The practical analytic tendency which has made Basic possible is one which has had various causes at various times in the history of language, but in two respects at least has reflected modern scientific developments (a) away from the word-magic which induced a reverence for linguistic forms and rituals ; (b) away from specific and toward general names.

The passage from classical Latin to the Romance languages was an important step in the right direction. The inheritors of the language of Cicero and Caesar found a complicated inflexional system too laborious for their practical needs. Subtleties were discarded in everyday speech by people of a simpler mentality, and the learned colossus retained the language of an earlier age for literary purposes. A society which lays stress on verbal niceties in ordinary communication has either succumbed to word-magic, or been victimized by literary pedantry in its educations system. Humanity has not proved sufficiently capable, or it may be, sufficiently long-lived, to profit by a meticulous verbal training. Where the first two decades of life are occupied chiefly with the acquisition of symbolic conventions, scientific and practical considerations almost inevitably suffer ; nor has the average proficiency of the victims of the system been such as to justify their sacrifice in the interests of a few master stylists.

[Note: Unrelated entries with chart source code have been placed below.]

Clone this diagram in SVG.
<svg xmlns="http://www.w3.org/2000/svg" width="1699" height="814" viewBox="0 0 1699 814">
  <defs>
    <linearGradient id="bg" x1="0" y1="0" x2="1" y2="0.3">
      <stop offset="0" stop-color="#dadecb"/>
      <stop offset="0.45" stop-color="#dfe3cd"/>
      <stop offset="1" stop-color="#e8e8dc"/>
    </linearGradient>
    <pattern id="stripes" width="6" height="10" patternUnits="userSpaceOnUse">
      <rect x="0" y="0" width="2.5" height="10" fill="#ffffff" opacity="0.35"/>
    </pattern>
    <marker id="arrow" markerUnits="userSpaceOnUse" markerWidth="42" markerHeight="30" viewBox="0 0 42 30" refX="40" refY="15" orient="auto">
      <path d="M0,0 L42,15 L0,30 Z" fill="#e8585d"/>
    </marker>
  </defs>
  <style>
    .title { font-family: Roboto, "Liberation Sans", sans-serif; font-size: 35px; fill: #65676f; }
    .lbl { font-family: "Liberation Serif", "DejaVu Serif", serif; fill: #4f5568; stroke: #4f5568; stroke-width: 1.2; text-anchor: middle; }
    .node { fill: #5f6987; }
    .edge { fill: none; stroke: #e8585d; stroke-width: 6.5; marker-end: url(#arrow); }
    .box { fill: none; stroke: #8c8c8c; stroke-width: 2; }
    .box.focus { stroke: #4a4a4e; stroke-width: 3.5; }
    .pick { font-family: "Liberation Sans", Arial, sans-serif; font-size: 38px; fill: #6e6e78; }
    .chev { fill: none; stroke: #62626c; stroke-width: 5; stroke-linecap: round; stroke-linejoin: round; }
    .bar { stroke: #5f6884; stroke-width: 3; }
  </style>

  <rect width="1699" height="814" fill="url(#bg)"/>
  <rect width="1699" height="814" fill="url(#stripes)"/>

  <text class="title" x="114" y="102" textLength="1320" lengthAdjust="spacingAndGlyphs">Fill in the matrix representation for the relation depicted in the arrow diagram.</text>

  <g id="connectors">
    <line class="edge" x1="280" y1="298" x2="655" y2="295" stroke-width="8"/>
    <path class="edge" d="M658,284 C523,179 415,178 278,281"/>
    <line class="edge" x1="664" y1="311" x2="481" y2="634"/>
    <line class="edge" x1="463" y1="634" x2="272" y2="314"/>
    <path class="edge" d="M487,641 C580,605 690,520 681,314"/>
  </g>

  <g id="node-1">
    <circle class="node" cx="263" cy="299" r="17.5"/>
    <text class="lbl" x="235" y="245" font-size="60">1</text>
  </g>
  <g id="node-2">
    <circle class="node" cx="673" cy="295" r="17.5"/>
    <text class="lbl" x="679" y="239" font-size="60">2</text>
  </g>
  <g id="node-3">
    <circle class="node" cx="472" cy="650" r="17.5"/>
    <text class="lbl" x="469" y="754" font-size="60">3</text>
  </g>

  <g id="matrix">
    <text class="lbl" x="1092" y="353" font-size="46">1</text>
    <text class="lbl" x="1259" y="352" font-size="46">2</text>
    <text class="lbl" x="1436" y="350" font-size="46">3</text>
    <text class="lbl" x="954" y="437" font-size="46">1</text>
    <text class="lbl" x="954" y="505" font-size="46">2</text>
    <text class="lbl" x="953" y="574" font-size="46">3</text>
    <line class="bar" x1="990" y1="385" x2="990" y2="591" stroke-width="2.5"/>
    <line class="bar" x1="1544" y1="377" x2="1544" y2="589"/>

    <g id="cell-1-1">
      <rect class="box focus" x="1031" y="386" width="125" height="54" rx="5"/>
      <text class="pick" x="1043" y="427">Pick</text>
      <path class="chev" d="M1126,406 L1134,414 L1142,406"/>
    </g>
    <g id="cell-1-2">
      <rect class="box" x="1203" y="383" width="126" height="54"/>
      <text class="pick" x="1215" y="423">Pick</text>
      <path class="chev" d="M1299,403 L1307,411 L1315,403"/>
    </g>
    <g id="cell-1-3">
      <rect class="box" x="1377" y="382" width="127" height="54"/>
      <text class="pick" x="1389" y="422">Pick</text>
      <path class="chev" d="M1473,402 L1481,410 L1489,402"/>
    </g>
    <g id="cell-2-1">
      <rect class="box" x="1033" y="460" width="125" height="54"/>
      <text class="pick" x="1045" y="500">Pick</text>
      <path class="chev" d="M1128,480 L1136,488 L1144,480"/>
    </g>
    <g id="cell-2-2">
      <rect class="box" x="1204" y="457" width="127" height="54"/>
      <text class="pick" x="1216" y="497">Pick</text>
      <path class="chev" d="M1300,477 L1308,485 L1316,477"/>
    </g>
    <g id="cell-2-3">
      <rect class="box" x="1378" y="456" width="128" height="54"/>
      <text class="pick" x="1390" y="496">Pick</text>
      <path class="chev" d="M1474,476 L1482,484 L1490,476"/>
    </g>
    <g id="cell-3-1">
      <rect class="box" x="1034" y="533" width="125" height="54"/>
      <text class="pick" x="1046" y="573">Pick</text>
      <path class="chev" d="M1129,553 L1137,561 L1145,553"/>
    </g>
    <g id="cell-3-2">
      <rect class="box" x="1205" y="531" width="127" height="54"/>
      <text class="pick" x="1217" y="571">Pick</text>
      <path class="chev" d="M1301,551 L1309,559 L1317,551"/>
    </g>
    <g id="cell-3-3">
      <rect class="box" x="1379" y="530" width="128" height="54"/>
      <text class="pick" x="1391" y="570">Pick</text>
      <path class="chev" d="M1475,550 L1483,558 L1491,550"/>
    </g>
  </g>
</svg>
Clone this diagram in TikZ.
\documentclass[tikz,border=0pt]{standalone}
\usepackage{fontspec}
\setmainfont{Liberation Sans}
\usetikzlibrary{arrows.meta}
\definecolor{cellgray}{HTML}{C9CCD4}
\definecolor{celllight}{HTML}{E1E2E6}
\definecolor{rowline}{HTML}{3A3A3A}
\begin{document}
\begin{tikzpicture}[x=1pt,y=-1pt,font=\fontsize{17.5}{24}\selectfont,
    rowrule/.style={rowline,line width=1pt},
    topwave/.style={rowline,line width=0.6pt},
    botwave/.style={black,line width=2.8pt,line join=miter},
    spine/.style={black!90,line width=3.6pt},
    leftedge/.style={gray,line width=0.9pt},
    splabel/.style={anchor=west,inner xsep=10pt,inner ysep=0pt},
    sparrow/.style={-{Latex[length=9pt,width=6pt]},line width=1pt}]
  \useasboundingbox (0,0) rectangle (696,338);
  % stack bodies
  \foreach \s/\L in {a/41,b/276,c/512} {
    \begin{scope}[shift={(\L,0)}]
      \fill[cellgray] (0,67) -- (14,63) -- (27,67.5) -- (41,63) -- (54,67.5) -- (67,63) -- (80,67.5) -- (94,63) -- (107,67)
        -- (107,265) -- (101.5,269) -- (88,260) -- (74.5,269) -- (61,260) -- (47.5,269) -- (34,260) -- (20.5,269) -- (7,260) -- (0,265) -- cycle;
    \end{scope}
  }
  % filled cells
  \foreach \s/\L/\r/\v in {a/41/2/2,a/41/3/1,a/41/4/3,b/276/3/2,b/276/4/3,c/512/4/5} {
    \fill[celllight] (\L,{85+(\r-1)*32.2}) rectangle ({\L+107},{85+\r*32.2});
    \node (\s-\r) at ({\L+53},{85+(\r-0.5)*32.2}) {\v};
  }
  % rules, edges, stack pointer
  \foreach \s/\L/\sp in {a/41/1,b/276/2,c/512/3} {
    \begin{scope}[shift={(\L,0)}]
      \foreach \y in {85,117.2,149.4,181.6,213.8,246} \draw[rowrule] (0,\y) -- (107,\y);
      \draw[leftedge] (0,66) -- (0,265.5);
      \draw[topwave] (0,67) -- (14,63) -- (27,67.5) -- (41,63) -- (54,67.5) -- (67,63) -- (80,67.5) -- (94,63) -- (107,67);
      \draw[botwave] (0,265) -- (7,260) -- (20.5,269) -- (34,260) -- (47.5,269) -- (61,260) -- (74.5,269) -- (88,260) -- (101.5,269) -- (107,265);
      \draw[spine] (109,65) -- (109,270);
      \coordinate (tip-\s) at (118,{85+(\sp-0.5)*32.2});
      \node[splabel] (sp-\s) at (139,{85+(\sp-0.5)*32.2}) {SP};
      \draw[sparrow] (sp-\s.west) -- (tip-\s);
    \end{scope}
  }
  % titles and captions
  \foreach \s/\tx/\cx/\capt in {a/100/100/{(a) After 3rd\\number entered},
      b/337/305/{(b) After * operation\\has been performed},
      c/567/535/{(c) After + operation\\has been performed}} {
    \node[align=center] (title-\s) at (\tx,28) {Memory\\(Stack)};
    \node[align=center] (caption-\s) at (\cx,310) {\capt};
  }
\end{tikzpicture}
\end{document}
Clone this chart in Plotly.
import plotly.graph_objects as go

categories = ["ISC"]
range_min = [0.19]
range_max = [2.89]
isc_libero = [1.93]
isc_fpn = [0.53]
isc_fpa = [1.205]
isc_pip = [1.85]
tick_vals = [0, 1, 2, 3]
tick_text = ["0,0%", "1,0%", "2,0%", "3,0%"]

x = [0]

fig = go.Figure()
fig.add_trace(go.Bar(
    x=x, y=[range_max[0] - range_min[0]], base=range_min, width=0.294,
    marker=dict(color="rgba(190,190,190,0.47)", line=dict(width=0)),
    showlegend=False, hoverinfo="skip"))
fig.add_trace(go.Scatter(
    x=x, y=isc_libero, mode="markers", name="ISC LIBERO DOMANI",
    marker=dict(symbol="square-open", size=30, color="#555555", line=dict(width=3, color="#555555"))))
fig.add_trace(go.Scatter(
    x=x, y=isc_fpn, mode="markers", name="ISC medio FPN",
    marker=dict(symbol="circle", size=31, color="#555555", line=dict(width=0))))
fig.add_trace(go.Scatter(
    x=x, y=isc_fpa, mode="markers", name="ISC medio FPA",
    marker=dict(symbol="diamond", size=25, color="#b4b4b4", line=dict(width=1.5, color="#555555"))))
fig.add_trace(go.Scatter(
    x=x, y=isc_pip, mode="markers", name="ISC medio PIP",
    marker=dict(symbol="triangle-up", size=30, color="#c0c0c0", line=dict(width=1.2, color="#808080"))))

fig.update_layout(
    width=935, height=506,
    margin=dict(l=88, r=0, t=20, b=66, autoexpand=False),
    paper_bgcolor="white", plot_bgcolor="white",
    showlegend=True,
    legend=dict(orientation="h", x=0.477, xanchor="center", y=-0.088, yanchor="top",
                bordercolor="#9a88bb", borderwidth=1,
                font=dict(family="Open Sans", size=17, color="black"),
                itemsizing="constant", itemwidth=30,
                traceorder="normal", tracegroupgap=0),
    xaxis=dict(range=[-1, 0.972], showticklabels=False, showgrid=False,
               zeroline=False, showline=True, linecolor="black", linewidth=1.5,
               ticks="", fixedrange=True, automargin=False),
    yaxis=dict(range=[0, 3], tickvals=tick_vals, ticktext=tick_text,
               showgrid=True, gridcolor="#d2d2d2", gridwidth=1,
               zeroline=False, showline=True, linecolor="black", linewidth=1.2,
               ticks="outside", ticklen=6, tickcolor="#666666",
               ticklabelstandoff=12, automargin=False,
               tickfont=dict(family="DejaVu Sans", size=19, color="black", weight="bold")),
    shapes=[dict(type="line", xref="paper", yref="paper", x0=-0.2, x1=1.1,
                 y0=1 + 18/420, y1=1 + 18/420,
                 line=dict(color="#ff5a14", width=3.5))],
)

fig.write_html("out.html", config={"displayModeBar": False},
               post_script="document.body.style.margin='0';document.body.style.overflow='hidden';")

It is from America, however, that the chief impetus to profit by this tendency of language in daily speech has come. Although developments of this sort are thus of supreme significance in any systematic approach to language improvement, they naturally tend to be regarded with misgivings in conservative and literary circles.

When Henry James remarked that the American people were romping amid the ruins of the English language, he left it an open question whether they were there to destroy or to fulfill. From the psychological point of view, at any rate, a linguistic romp may be a highly creditable performance. The antic haverings of a pedantic pedestrianism in quest for Pure English are rapidly producing a new form of Addison's disease-for Addison was the first to complain that "the late war has adultered our tongue with strange words."

But if we are agreed that they are ruins, the case for a newer edifice is all the stronger. If, however, we can build on the old site, so much the better. We may even be able to preserve the old bricks, so that our children's children may say, "This was known to Johnson, to Webster," or "Here Bentham, here Runyon fought and won."   The strength of Basic English lies in its determination to discard nothing that is essential from the standpoint of continuity.